OBJECTIVE
Repeat the material below exactly, with no pictures.

INFORMATION SUPPLIED
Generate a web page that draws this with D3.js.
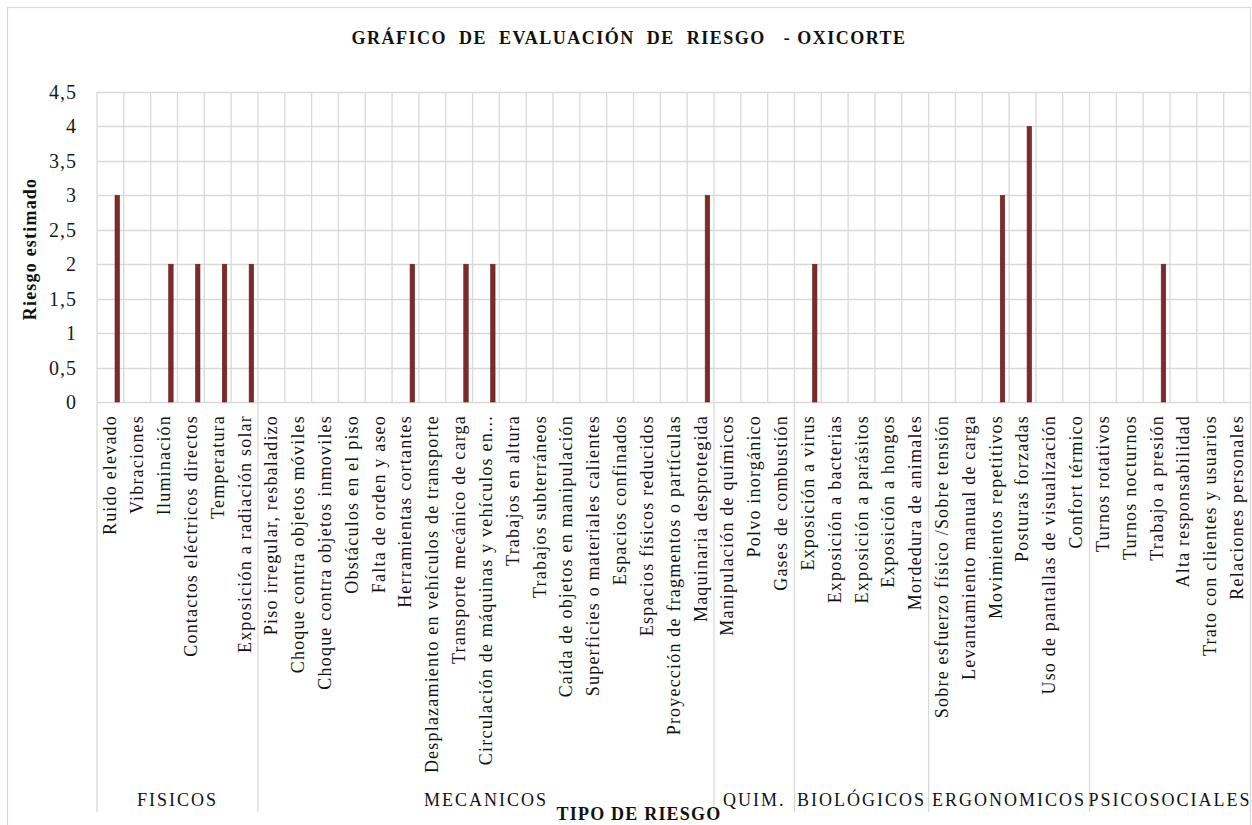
<!DOCTYPE html>
<html><head><meta charset="utf-8">
<script src="https://cdn.jsdelivr.net/npm/d3@7"></script>
<style>body{margin:0;background:#fff}svg{display:block}</style>
</head><body>
<svg id="c" width="1252" height="825"></svg>
<script>
const categories = ["Ruido elevado","Vibraciones","Iluminación","Contactos eléctricos directos","Temperatura","Exposición a radiación solar",
"Piso irregular, resbaladizo","Choque contra objetos móviles","Choque contra objetos inmoviles","Obstáculos en el piso","Falta de orden y aseo","Herramientas cortantes","Desplazamiento en vehículos de transporte","Transporte mecánico de carga","Circulación de máquinas y vehículos en...","Trabajos en altura","Trabajos subterráneos","Caída de objetos en manipulación","Superficies o materiales calientes","Espacios confinados","Espacios físicos reducidos","Proyección de fragmentos o  partículas","Maquinaria desprotegida",
"Manipulación de químicos","Polvo inorgánico","Gases de combustión",
"Exposición a virus","Exposición a bacterias","Exposición a parásitos","Exposición a hongos","Mordedura de animales",
"Sobre esfuerzo físico /Sobre tensión","Levantamiento manual de carga","Movimientos repetitivos","Posturas forzadas","Uso de pantallas de visualización","Confort térmico",
"Turnos rotativos","Turnos nocturnos","Trabajo  a presión","Alta responsabilidad","Trato con clientes y usuarios","Relaciones personales"];
const values = [3,0,2,2,2,2,
0,0,0,0,0,2,0,2,2,0,0,0,0,0,0,0,3,
0,0,0,
2,0,0,0,0,
0,0,3,4,0,0,
0,0,2,0,0,0];
const groups = ["FISICOS","MECANICOS","QUIM.","BIOLÓGICOS","ERGONOMICOS","PSICOSOCIALES"];
const groupSizes = [6,17,3,5,6,6];
const yTicks = [0,0.5,1,1.5,2,2.5,3,3.5,4,4.5];
const title = "GRÁFICO  DE  EVALUACIÓN  DE  RIESGO   - OXICORTE";
const yTitle = "Riesgo estimado";
const xTitle = "TIPO DE RIESGO";

const FONT = '"Liberation Serif","Times New Roman",serif';
const svg = d3.select("#c");
const L = 97, R = 1250.5, T = 92, B = 402;
const x = d3.scaleBand().domain(d3.range(categories.length)).range([L, R]).padding(0);
const y = d3.scaleLinear().domain([0, 4.5]).range([B, T]);
const grid = "#d9d9d9";

svg.append("rect").attr("x",7.5).attr("y",7.5).attr("width",1243).attr("height",830)
  .attr("fill","none").attr("stroke",grid).attr("stroke-width",1.2);

svg.append("g").selectAll("line").data(yTicks).join("line")
  .attr("x1",L).attr("x2",R).attr("y1",d=>Math.round(y(d))+0.5).attr("y2",d=>Math.round(y(d))+0.5)
  .attr("stroke",grid).attr("stroke-width",1.3);

const bounds = d3.range(categories.length+1).map(i => i < categories.length ? x(i) : R);
svg.append("g").selectAll("line").data(bounds).join("line")
  .attr("x1",d=>d).attr("x2",d=>d).attr("y1",T).attr("y2",B)
  .attr("stroke",grid).attr("stroke-width",1.3);

let cum = [0]; groupSizes.forEach(s => cum.push(cum[cum.length-1]+s));
const gx = i => i < categories.length ? x(i) : R;
svg.append("g").selectAll("line").data(cum).join("line")
  .attr("x1",gx).attr("x2",gx).attr("y1",B).attr("y2",812).attr("stroke",grid).attr("stroke-width",1.3);

svg.append("g").selectAll("text").data(yTicks).join("text")
  .attr("x",77).attr("y",d=>y(d)).attr("dy","0.35em").attr("text-anchor","end")
  .style("font-family",FONT).attr("font-size",20).attr("letter-spacing","1px").attr("fill","#1a1a1a")
  .text(d=>String(d).replace(".",","));

const bw = 4.5;
svg.append("g").selectAll("rect").data(values).join("rect")
  .attr("x",(d,i)=>x(i)+x.bandwidth()*0.755-bw/2)
  .attr("y",d=>y(d)).attr("width",bw).attr("height",d=>B-y(d))
  .attr("fill",d=>d>0?"#7d2a2a":"none").attr("stroke",d=>d>0?"#6a2020":"none").attr("stroke-width",0.6);

svg.append("g").selectAll("text").data(categories).join("text")
  .attr("transform",(d,i)=>`translate(${x(i)+x.bandwidth()/2+6},415) rotate(-90)`)
  .attr("text-anchor","end").style("font-family",FONT).attr("font-size",18)
  .attr("letter-spacing","1.2px").attr("fill","#111").text(d=>d);

svg.append("g").selectAll("text").data(groups).join("text")
  .attr("x",(d,i)=>(gx(cum[i])+gx(cum[i+1]))/2)
  .attr("y",806).attr("text-anchor","middle").style("font-family",FONT).attr("font-size",18)
  .attr("letter-spacing","2px").attr("fill","#111").text(d=>d);

svg.append("text").attr("x",629).attr("y",44).attr("text-anchor","middle")
  .style("font-family",FONT).attr("font-weight","bold").attr("font-size",18).attr("letter-spacing","1.5px")
  .attr("fill","#111").style("white-space","pre").text(title);
svg.append("text").attr("transform","translate(36,249) rotate(-90)").attr("text-anchor","middle")
  .style("font-family",FONT).attr("font-weight","bold").attr("font-size",18).attr("letter-spacing","1.2px")
  .attr("fill","#111").text(yTitle);
svg.append("text").attr("x",639).attr("y",820).attr("text-anchor","middle")
  .style("font-family",FONT).attr("font-weight","bold").attr("font-size",18).attr("letter-spacing","1.2px")
  .attr("fill","#111").text(xTitle);
</script>
</body></html>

ANSWER TO THIS PROBLEM
Generate a web page that draws this with D3.js.
<!DOCTYPE html>
<html><head><meta charset="utf-8">
<script src="https://cdn.jsdelivr.net/npm/d3@7"></script>
<style>body{margin:0;background:#fff}svg{display:block}</style>
</head><body>
<svg id="c" width="1252" height="825"></svg>
<script>
const categories = ["Ruido elevado","Vibraciones","Iluminación","Contactos eléctricos directos","Temperatura","Exposición a radiación solar",
"Piso irregular, resbaladizo","Choque contra objetos móviles","Choque contra objetos inmoviles","Obstáculos en el piso","Falta de orden y aseo","Herramientas cortantes","Desplazamiento en vehículos de transporte","Transporte mecánico de carga","Circulación de máquinas y vehículos en...","Trabajos en altura","Trabajos subterráneos","Caída de objetos en manipulación","Superficies o materiales calientes","Espacios confinados","Espacios físicos reducidos","Proyección de fragmentos o  partículas","Maquinaria desprotegida",
"Manipulación de químicos","Polvo inorgánico","Gases de combustión",
"Exposición a virus","Exposición a bacterias","Exposición a parásitos","Exposición a hongos","Mordedura de animales",
"Sobre esfuerzo físico /Sobre tensión","Levantamiento manual de carga","Movimientos repetitivos","Posturas forzadas","Uso de pantallas de visualización","Confort térmico",
"Turnos rotativos","Turnos nocturnos","Trabajo  a presión","Alta responsabilidad","Trato con clientes y usuarios","Relaciones personales"];
const values = [3,0,2,2,2,2,
0,0,0,0,0,2,0,2,2,0,0,0,0,0,0,0,3,
0,0,0,
2,0,0,0,0,
0,0,3,4,0,0,
0,0,2,0,0,0];
const groups = ["FISICOS","MECANICOS","QUIM.","BIOLÓGICOS","ERGONOMICOS","PSICOSOCIALES"];
const groupSizes = [6,17,3,5,6,6];
const yTicks = [0,0.5,1,1.5,2,2.5,3,3.5,4,4.5];
const title = "GRÁFICO  DE  EVALUACIÓN  DE  RIESGO   - OXICORTE";
const yTitle = "Riesgo estimado";
const xTitle = "TIPO DE RIESGO";

const FONT = '"Liberation Serif","Times New Roman",serif';
const svg = d3.select("#c");
const L = 97, R = 1250.5, T = 92, B = 402;
const x = d3.scaleBand().domain(d3.range(categories.length)).range([L, R]).padding(0);
const y = d3.scaleLinear().domain([0, 4.5]).range([B, T]);
const grid = "#d9d9d9";

svg.append("rect").attr("x",7.5).attr("y",7.5).attr("width",1243).attr("height",830)
  .attr("fill","none").attr("stroke",grid).attr("stroke-width",1.2);

svg.append("g").selectAll("line").data(yTicks).join("line")
  .attr("x1",L).attr("x2",R).attr("y1",d=>Math.round(y(d))+0.5).attr("y2",d=>Math.round(y(d))+0.5)
  .attr("stroke",grid).attr("stroke-width",1.3);

const bounds = d3.range(categories.length+1).map(i => i < categories.length ? x(i) : R);
svg.append("g").selectAll("line").data(bounds).join("line")
  .attr("x1",d=>d).attr("x2",d=>d).attr("y1",T).attr("y2",B)
  .attr("stroke",grid).attr("stroke-width",1.3);

let cum = [0]; groupSizes.forEach(s => cum.push(cum[cum.length-1]+s));
const gx = i => i < categories.length ? x(i) : R;
svg.append("g").selectAll("line").data(cum).join("line")
  .attr("x1",gx).attr("x2",gx).attr("y1",B).attr("y2",812).attr("stroke",grid).attr("stroke-width",1.3);

svg.append("g").selectAll("text").data(yTicks).join("text")
  .attr("x",77).attr("y",d=>y(d)).attr("dy","0.35em").attr("text-anchor","end")
  .style("font-family",FONT).attr("font-size",20).attr("letter-spacing","1px").attr("fill","#1a1a1a")
  .text(d=>String(d).replace(".",","));

const bw = 4.5;
svg.append("g").selectAll("rect").data(values).join("rect")
  .attr("x",(d,i)=>x(i)+x.bandwidth()*0.755-bw/2)
  .attr("y",d=>y(d)).attr("width",bw).attr("height",d=>B-y(d))
  .attr("fill",d=>d>0?"#7d2a2a":"none").attr("stroke",d=>d>0?"#6a2020":"none").attr("stroke-width",0.6);

svg.append("g").selectAll("text").data(categories).join("text")
  .attr("transform",(d,i)=>`translate(${x(i)+x.bandwidth()/2+6},415) rotate(-90)`)
  .attr("text-anchor","end").style("font-family",FONT).attr("font-size",18)
  .attr("letter-spacing","1.2px").attr("fill","#111").text(d=>d);

svg.append("g").selectAll("text").data(groups).join("text")
  .attr("x",(d,i)=>(gx(cum[i])+gx(cum[i+1]))/2)
  .attr("y",806).attr("text-anchor","middle").style("font-family",FONT).attr("font-size",18)
  .attr("letter-spacing","2px").attr("fill","#111").text(d=>d);

svg.append("text").attr("x",629).attr("y",44).attr("text-anchor","middle")
  .style("font-family",FONT).attr("font-weight","bold").attr("font-size",18).attr("letter-spacing","1.5px")
  .attr("fill","#111").style("white-space","pre").text(title);
svg.append("text").attr("transform","translate(36,249) rotate(-90)").attr("text-anchor","middle")
  .style("font-family",FONT).attr("font-weight","bold").attr("font-size",18).attr("letter-spacing","1.2px")
  .attr("fill","#111").text(yTitle);
svg.append("text").attr("x",639).attr("y",820).attr("text-anchor","middle")
  .style("font-family",FONT).attr("font-weight","bold").attr("font-size",18).attr("letter-spacing","1.2px")
  .attr("fill","#111").text(xTitle);
</script>
</body></html>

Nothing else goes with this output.